Given problem ::
Omit the images. Copy each entry word for word.

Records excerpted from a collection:
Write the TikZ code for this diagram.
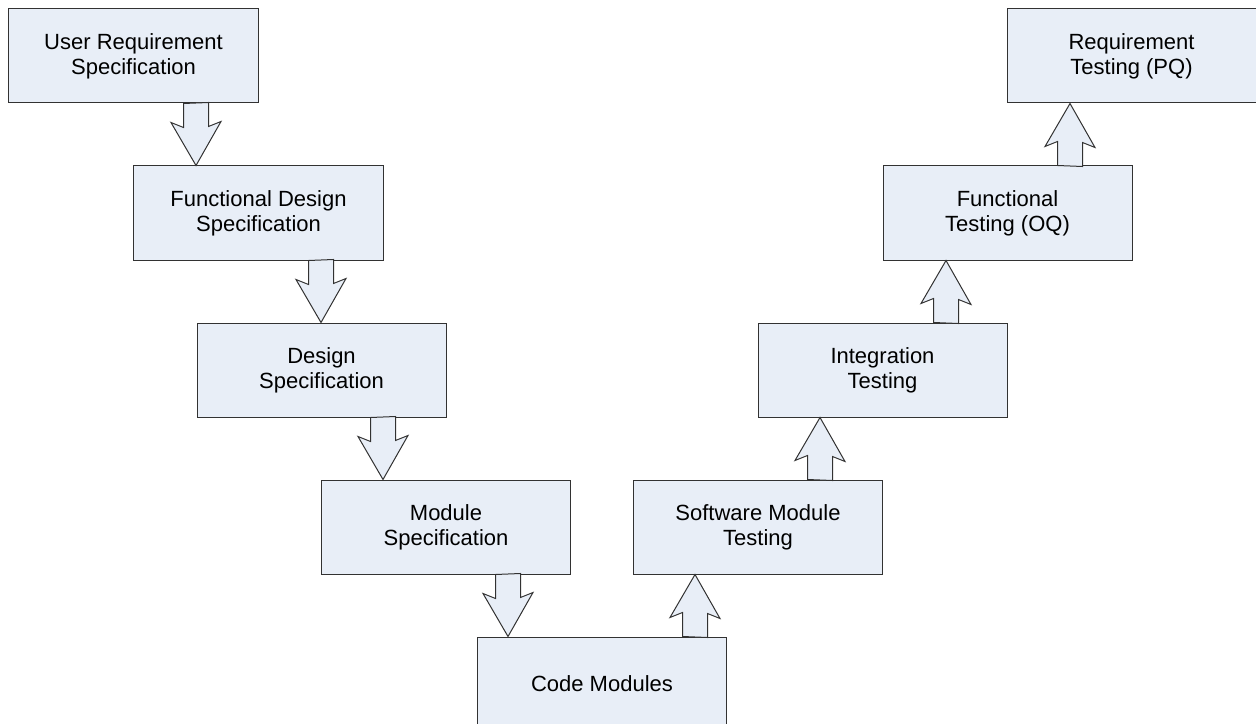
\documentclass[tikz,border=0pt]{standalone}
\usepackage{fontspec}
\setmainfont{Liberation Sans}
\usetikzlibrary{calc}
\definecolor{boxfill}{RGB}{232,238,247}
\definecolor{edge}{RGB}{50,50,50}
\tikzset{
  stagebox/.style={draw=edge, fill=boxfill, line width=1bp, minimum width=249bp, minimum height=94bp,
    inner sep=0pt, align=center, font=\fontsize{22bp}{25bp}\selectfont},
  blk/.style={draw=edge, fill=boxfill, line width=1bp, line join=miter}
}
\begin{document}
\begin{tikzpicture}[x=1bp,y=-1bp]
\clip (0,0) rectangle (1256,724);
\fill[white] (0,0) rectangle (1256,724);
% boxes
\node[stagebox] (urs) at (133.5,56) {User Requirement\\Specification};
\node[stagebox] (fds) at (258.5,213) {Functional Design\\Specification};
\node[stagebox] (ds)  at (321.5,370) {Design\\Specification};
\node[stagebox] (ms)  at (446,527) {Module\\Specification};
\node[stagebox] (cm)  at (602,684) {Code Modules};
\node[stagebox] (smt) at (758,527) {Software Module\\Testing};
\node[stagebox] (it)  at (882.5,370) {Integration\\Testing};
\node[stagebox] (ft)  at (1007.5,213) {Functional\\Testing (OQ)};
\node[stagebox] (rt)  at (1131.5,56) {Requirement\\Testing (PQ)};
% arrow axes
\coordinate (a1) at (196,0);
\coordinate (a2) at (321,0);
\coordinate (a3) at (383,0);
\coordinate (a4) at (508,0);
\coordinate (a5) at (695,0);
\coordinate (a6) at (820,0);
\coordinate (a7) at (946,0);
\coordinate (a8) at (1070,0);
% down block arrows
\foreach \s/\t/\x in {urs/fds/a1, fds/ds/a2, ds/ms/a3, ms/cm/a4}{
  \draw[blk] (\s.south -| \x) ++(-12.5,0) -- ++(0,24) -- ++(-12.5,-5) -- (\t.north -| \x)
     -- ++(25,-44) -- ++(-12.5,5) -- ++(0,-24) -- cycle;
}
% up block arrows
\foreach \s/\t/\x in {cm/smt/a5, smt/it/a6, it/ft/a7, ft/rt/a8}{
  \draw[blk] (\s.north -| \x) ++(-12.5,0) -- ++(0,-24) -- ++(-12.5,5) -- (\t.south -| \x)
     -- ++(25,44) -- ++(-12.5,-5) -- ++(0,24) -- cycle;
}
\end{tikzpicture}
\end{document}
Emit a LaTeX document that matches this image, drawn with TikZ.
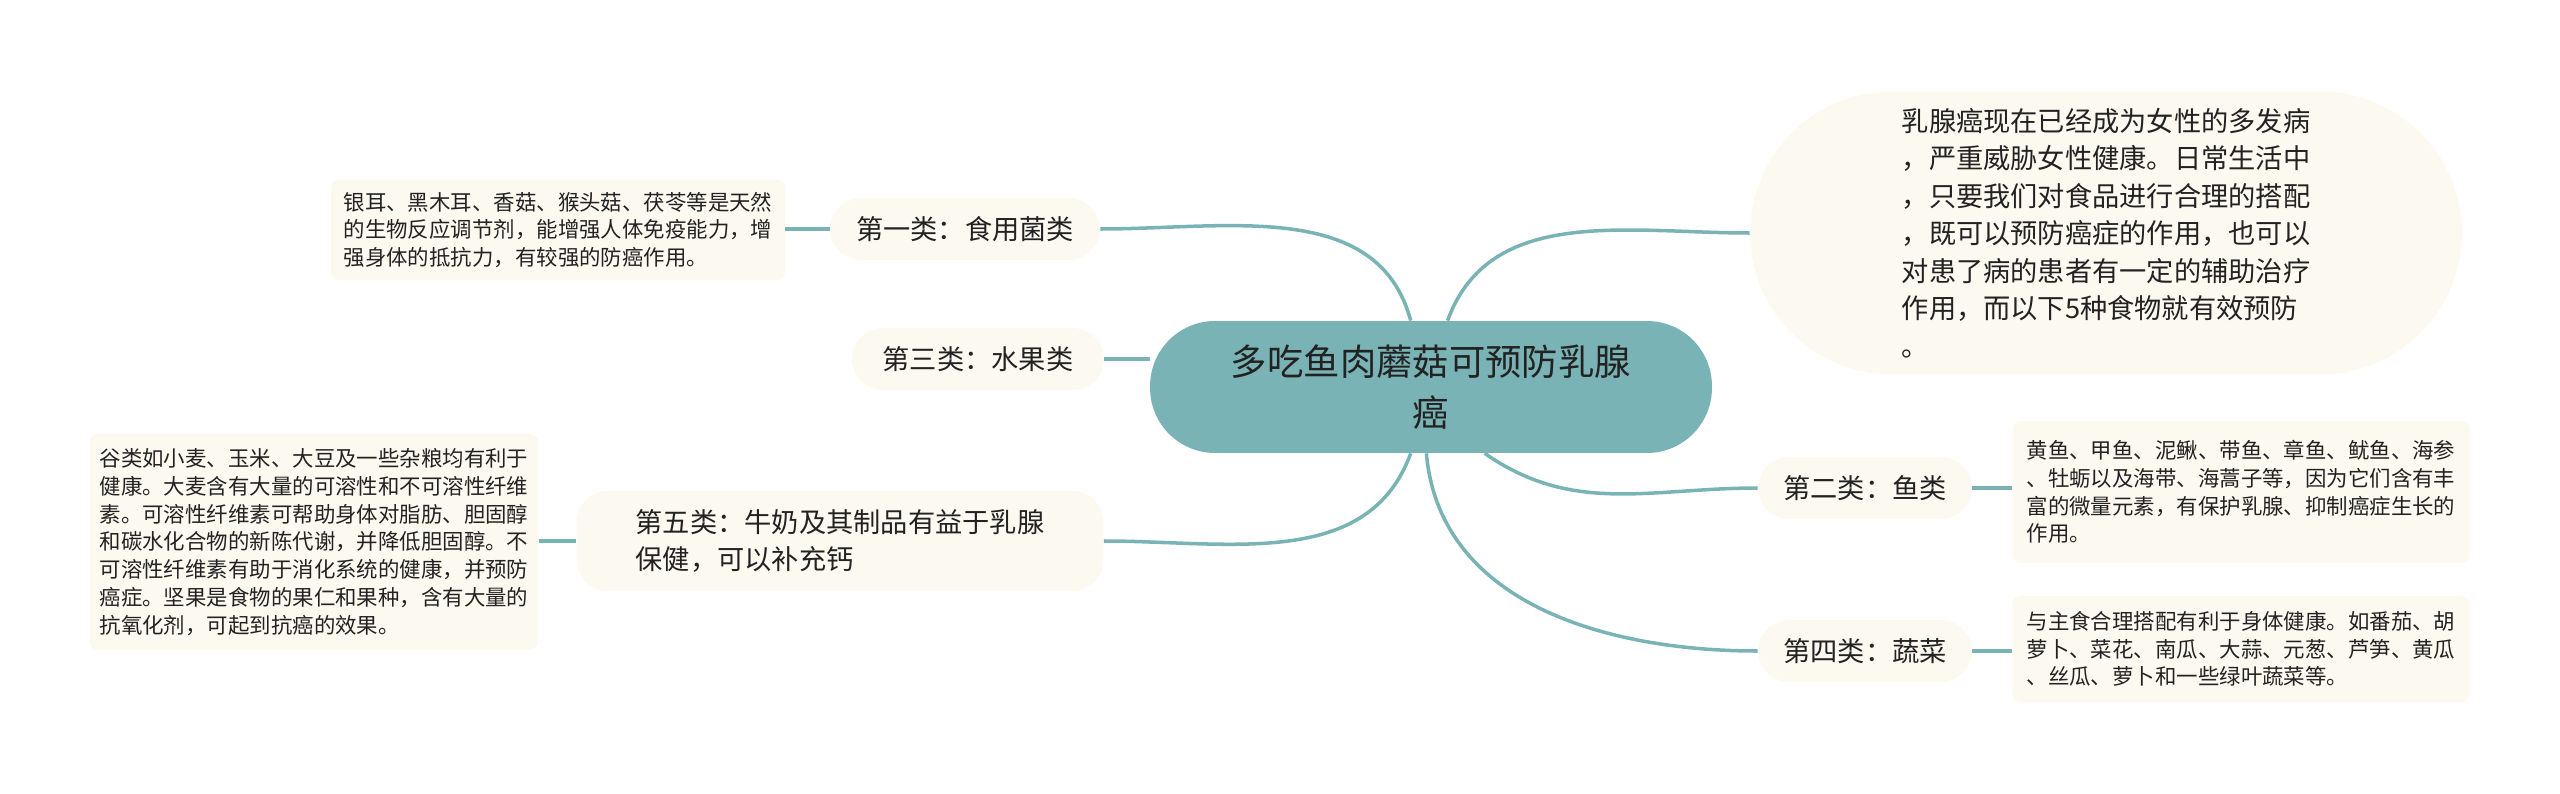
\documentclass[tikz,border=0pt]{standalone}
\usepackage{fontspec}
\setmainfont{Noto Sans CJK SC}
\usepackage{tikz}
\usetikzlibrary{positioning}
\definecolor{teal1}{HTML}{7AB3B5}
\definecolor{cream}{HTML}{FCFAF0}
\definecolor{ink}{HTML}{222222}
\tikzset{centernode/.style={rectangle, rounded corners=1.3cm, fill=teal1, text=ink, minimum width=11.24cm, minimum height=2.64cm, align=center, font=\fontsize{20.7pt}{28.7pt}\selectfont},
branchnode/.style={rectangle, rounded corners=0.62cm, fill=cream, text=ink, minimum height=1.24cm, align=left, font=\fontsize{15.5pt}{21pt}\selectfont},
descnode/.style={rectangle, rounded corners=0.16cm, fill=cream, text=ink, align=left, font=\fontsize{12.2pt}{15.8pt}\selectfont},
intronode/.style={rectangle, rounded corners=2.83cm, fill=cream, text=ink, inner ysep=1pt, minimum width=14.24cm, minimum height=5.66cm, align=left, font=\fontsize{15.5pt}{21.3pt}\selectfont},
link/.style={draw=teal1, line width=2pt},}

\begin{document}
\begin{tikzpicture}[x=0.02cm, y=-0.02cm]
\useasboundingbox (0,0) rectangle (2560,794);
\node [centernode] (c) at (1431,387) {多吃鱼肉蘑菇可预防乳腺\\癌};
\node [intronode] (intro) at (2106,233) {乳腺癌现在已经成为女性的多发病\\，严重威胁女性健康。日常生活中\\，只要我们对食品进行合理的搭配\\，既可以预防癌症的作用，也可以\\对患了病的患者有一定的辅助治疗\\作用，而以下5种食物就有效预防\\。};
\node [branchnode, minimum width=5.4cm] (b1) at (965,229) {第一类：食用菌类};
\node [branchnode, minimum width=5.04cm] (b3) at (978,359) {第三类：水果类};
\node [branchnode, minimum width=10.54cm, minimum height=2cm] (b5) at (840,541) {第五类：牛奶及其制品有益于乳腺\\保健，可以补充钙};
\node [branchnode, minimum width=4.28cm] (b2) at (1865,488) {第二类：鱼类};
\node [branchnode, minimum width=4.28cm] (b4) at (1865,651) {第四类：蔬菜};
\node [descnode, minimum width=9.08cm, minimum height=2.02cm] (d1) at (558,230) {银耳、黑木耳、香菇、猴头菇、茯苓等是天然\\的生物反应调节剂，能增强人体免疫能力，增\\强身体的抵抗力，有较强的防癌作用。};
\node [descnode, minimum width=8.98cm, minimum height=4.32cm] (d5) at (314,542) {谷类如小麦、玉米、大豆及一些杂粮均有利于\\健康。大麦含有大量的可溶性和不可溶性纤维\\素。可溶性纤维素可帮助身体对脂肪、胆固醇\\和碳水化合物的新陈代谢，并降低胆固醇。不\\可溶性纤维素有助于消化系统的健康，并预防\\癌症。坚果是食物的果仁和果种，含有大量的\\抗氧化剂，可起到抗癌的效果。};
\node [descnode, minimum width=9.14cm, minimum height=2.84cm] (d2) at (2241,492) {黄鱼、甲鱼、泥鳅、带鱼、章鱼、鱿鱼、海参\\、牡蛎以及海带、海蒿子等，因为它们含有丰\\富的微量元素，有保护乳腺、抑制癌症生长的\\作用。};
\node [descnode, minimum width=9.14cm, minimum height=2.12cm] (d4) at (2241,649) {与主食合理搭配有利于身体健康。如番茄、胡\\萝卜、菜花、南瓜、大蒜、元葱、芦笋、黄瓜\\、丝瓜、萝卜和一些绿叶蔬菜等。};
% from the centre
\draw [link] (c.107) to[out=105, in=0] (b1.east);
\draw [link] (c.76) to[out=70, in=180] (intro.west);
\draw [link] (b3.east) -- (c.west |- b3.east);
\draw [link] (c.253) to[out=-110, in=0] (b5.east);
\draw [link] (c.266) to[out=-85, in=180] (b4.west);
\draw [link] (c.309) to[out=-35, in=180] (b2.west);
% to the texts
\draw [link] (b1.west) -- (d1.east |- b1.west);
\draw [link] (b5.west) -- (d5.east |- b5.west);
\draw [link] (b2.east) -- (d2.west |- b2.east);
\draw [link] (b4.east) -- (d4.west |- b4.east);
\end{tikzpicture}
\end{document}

Answer to the problem ::
Write the TikZ code for this diagram.
\documentclass[tikz,border=0pt]{standalone}
\usepackage{fontspec}
\setmainfont{Liberation Sans}
\usetikzlibrary{calc}
\definecolor{boxfill}{RGB}{232,238,247}
\definecolor{edge}{RGB}{50,50,50}
\tikzset{
  stagebox/.style={draw=edge, fill=boxfill, line width=1bp, minimum width=249bp, minimum height=94bp,
    inner sep=0pt, align=center, font=\fontsize{22bp}{25bp}\selectfont},
  blk/.style={draw=edge, fill=boxfill, line width=1bp, line join=miter}
}
\begin{document}
\begin{tikzpicture}[x=1bp,y=-1bp]
\clip (0,0) rectangle (1256,724);
\fill[white] (0,0) rectangle (1256,724);
% boxes
\node[stagebox] (urs) at (133.5,56) {User Requirement\\Specification};
\node[stagebox] (fds) at (258.5,213) {Functional Design\\Specification};
\node[stagebox] (ds)  at (321.5,370) {Design\\Specification};
\node[stagebox] (ms)  at (446,527) {Module\\Specification};
\node[stagebox] (cm)  at (602,684) {Code Modules};
\node[stagebox] (smt) at (758,527) {Software Module\\Testing};
\node[stagebox] (it)  at (882.5,370) {Integration\\Testing};
\node[stagebox] (ft)  at (1007.5,213) {Functional\\Testing (OQ)};
\node[stagebox] (rt)  at (1131.5,56) {Requirement\\Testing (PQ)};
% arrow axes
\coordinate (a1) at (196,0);
\coordinate (a2) at (321,0);
\coordinate (a3) at (383,0);
\coordinate (a4) at (508,0);
\coordinate (a5) at (695,0);
\coordinate (a6) at (820,0);
\coordinate (a7) at (946,0);
\coordinate (a8) at (1070,0);
% down block arrows
\foreach \s/\t/\x in {urs/fds/a1, fds/ds/a2, ds/ms/a3, ms/cm/a4}{
  \draw[blk] (\s.south -| \x) ++(-12.5,0) -- ++(0,24) -- ++(-12.5,-5) -- (\t.north -| \x)
     -- ++(25,-44) -- ++(-12.5,5) -- ++(0,-24) -- cycle;
}
% up block arrows
\foreach \s/\t/\x in {cm/smt/a5, smt/it/a6, it/ft/a7, ft/rt/a8}{
  \draw[blk] (\s.north -| \x) ++(-12.5,0) -- ++(0,-24) -- ++(-12.5,5) -- (\t.south -| \x)
     -- ++(25,44) -- ++(-12.5,-5) -- ++(0,24) -- cycle;
}
\end{tikzpicture}
\end{document}
Emit a LaTeX document that matches this image, drawn with TikZ.
\documentclass[tikz,border=0pt]{standalone}
\usepackage{fontspec}
\setmainfont{Noto Sans CJK SC}
\usepackage{tikz}
\usetikzlibrary{positioning}
\definecolor{teal1}{HTML}{7AB3B5}
\definecolor{cream}{HTML}{FCFAF0}
\definecolor{ink}{HTML}{222222}
\tikzset{centernode/.style={rectangle, rounded corners=1.3cm, fill=teal1, text=ink, minimum width=11.24cm, minimum height=2.64cm, align=center, font=\fontsize{20.7pt}{28.7pt}\selectfont},
branchnode/.style={rectangle, rounded corners=0.62cm, fill=cream, text=ink, minimum height=1.24cm, align=left, font=\fontsize{15.5pt}{21pt}\selectfont},
descnode/.style={rectangle, rounded corners=0.16cm, fill=cream, text=ink, align=left, font=\fontsize{12.2pt}{15.8pt}\selectfont},
intronode/.style={rectangle, rounded corners=2.83cm, fill=cream, text=ink, inner ysep=1pt, minimum width=14.24cm, minimum height=5.66cm, align=left, font=\fontsize{15.5pt}{21.3pt}\selectfont},
link/.style={draw=teal1, line width=2pt},}

\begin{document}
\begin{tikzpicture}[x=0.02cm, y=-0.02cm]
\useasboundingbox (0,0) rectangle (2560,794);
\node [centernode] (c) at (1431,387) {多吃鱼肉蘑菇可预防乳腺\\癌};
\node [intronode] (intro) at (2106,233) {乳腺癌现在已经成为女性的多发病\\，严重威胁女性健康。日常生活中\\，只要我们对食品进行合理的搭配\\，既可以预防癌症的作用，也可以\\对患了病的患者有一定的辅助治疗\\作用，而以下5种食物就有效预防\\。};
\node [branchnode, minimum width=5.4cm] (b1) at (965,229) {第一类：食用菌类};
\node [branchnode, minimum width=5.04cm] (b3) at (978,359) {第三类：水果类};
\node [branchnode, minimum width=10.54cm, minimum height=2cm] (b5) at (840,541) {第五类：牛奶及其制品有益于乳腺\\保健，可以补充钙};
\node [branchnode, minimum width=4.28cm] (b2) at (1865,488) {第二类：鱼类};
\node [branchnode, minimum width=4.28cm] (b4) at (1865,651) {第四类：蔬菜};
\node [descnode, minimum width=9.08cm, minimum height=2.02cm] (d1) at (558,230) {银耳、黑木耳、香菇、猴头菇、茯苓等是天然\\的生物反应调节剂，能增强人体免疫能力，增\\强身体的抵抗力，有较强的防癌作用。};
\node [descnode, minimum width=8.98cm, minimum height=4.32cm] (d5) at (314,542) {谷类如小麦、玉米、大豆及一些杂粮均有利于\\健康。大麦含有大量的可溶性和不可溶性纤维\\素。可溶性纤维素可帮助身体对脂肪、胆固醇\\和碳水化合物的新陈代谢，并降低胆固醇。不\\可溶性纤维素有助于消化系统的健康，并预防\\癌症。坚果是食物的果仁和果种，含有大量的\\抗氧化剂，可起到抗癌的效果。};
\node [descnode, minimum width=9.14cm, minimum height=2.84cm] (d2) at (2241,492) {黄鱼、甲鱼、泥鳅、带鱼、章鱼、鱿鱼、海参\\、牡蛎以及海带、海蒿子等，因为它们含有丰\\富的微量元素，有保护乳腺、抑制癌症生长的\\作用。};
\node [descnode, minimum width=9.14cm, minimum height=2.12cm] (d4) at (2241,649) {与主食合理搭配有利于身体健康。如番茄、胡\\萝卜、菜花、南瓜、大蒜、元葱、芦笋、黄瓜\\、丝瓜、萝卜和一些绿叶蔬菜等。};
% from the centre
\draw [link] (c.107) to[out=105, in=0] (b1.east);
\draw [link] (c.76) to[out=70, in=180] (intro.west);
\draw [link] (b3.east) -- (c.west |- b3.east);
\draw [link] (c.253) to[out=-110, in=0] (b5.east);
\draw [link] (c.266) to[out=-85, in=180] (b4.west);
\draw [link] (c.309) to[out=-35, in=180] (b2.west);
% to the texts
\draw [link] (b1.west) -- (d1.east |- b1.west);
\draw [link] (b5.west) -- (d5.east |- b5.west);
\draw [link] (b2.east) -- (d2.west |- b2.east);
\draw [link] (b4.east) -- (d4.west |- b4.east);
\end{tikzpicture}
\end{document}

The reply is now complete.